--- start SUPPLIED INFORMATION ---

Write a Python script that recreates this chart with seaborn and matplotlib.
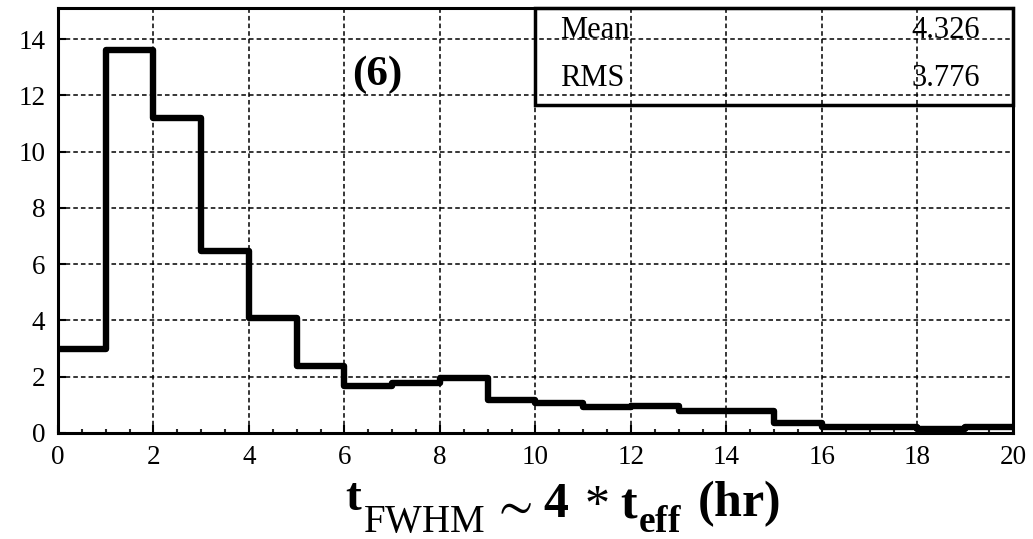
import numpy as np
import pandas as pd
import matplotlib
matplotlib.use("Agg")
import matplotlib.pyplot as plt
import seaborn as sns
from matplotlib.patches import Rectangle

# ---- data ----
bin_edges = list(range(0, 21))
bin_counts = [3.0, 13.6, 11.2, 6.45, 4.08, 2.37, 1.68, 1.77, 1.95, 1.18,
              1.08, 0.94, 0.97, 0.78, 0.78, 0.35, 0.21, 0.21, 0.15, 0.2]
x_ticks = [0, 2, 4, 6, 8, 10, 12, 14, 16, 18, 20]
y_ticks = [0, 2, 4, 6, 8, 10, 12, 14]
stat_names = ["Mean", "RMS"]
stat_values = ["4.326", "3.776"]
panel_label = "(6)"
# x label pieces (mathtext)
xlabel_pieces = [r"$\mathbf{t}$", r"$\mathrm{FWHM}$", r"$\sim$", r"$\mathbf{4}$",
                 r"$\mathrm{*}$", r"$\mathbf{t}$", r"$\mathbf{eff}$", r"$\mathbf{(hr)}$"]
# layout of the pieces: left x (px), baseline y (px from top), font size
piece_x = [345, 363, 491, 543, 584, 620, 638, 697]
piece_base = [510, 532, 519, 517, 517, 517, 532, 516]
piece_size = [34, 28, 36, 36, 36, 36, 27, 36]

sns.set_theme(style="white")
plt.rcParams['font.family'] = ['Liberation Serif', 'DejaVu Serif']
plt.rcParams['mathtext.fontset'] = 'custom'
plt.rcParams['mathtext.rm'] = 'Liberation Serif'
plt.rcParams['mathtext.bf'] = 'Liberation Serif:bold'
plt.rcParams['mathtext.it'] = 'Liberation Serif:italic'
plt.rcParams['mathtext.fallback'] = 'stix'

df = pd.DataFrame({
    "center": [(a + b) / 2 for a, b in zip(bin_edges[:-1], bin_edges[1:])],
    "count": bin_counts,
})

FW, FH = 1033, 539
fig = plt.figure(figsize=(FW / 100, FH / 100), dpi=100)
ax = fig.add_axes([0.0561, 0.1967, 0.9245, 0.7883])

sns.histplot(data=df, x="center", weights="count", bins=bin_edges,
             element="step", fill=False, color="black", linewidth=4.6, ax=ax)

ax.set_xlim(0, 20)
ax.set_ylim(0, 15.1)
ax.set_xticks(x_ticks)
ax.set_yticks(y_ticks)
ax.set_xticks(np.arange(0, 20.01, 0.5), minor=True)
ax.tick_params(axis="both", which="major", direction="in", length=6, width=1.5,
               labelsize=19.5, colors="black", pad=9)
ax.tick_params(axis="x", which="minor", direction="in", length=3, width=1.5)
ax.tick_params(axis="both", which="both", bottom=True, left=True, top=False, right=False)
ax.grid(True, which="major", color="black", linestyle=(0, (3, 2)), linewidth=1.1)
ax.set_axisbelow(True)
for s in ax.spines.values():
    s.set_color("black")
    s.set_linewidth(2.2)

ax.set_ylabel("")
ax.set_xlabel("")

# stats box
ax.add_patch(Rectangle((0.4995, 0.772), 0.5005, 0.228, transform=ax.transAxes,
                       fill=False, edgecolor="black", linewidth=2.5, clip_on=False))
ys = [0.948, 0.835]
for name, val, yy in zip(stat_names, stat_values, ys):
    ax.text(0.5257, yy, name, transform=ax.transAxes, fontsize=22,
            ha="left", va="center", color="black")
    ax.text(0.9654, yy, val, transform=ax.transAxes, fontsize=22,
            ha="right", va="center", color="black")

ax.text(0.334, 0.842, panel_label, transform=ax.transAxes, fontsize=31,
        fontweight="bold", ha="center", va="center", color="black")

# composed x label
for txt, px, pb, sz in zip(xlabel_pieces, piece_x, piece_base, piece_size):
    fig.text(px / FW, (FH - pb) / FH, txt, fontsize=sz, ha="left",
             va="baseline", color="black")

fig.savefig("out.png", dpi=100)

--- end SUPPLIED INFORMATION ---

All lines that include "seaborn" are to be gathered and copied.

▶ [WRITTEN REPLY]:
Write a Python script that recreates this chart with seaborn and matplotlib.
import seaborn as sns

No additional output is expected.